I still have a few days left in Portugal before crossing into Spain, but I have an observation rolling around, waiting for further confirmation. Portugal seems, up to now, to be the following:
Portugal is the California we wish still existed.
A few similarities:
- Weather
- Ocean
- Surfing
- Lemon, orange and other fruit trees not found most places
- Numerous wine regions and varieties (with 1965 prices here)
- Forest Fires (okay, we wish those weren’t shared or so numerous)
- A relaxed lifestyle that in this naive and idealized picture I currently have is strikingly close to “Beach Blanket Bingo”
- Pointed political contrasts between North and South
- Real Estate prices from the era of “Beach Blanket Bingo”
- A feeling of willful and deliberate detachment from the rest of the country/peninsula (although this feeling in terms of California is more 2017 than 1965)
- Lots of swimming pools
I’m spending a forest fire hot weekend in Braga, largely off the bicycle, cooling off via aforementioned swimming pool and rockin’ Whirlpool air-conditioner. Yes, decadent in a very California sort of way.

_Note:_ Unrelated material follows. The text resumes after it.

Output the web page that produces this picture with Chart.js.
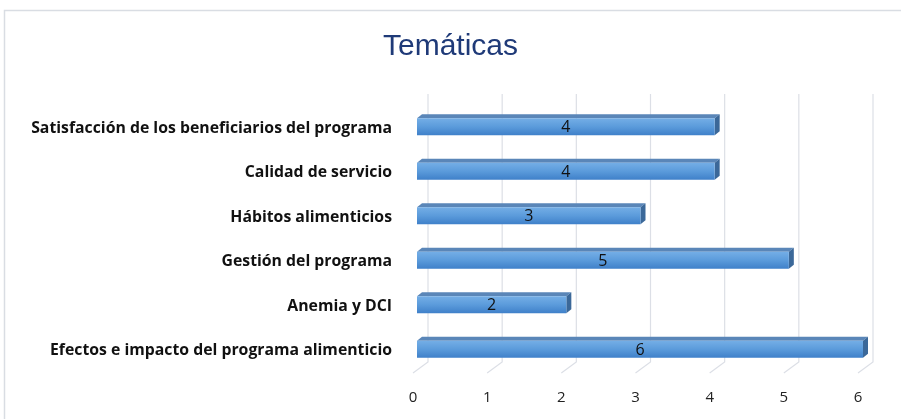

Photos below capture a bit of the last few days, although I didn’t snap the surfboard-toting guy getting off the train in Espinho and other “evidence” of California here. Because, as you see below, some things are just gloriously Portugal, including a strange ceremony involving a pig.
Decorated bicycle in foyer of Aveiro library
Unlike certain Iberian countries that rhyme with rain and plain, Portugal trains take bicycles in a very user-friendly way. On the train from Aveiro to Braga
And the train itself is perhaps the nicest 2nd Class ride I’ve ever taken, right down to being wonderfully devoid of fellow riders.
View from the window of my first guesthouse in old, central Braga
About that pig. There’s a blurry pig in that blurry cart, pushed by very blurry guys in ceremonial dress and sandals. It’s the “Black Pig Race” parade through the streets of Old Braga. I’ve found very little information on the event’s history, and that’s probably a good thing, as the “race” evidently involved pigs racing through town to the point where organizers decided this year they had to replace the long-standing actual pig race with a “human obstacle course race.” This ceremonial pig is the only pig remnant of the old race format.
The absolute highlight of the parade is this drumline consisting of young people, a majority of whom are women. Photos below attempt to capture a bit more of their joyous energy.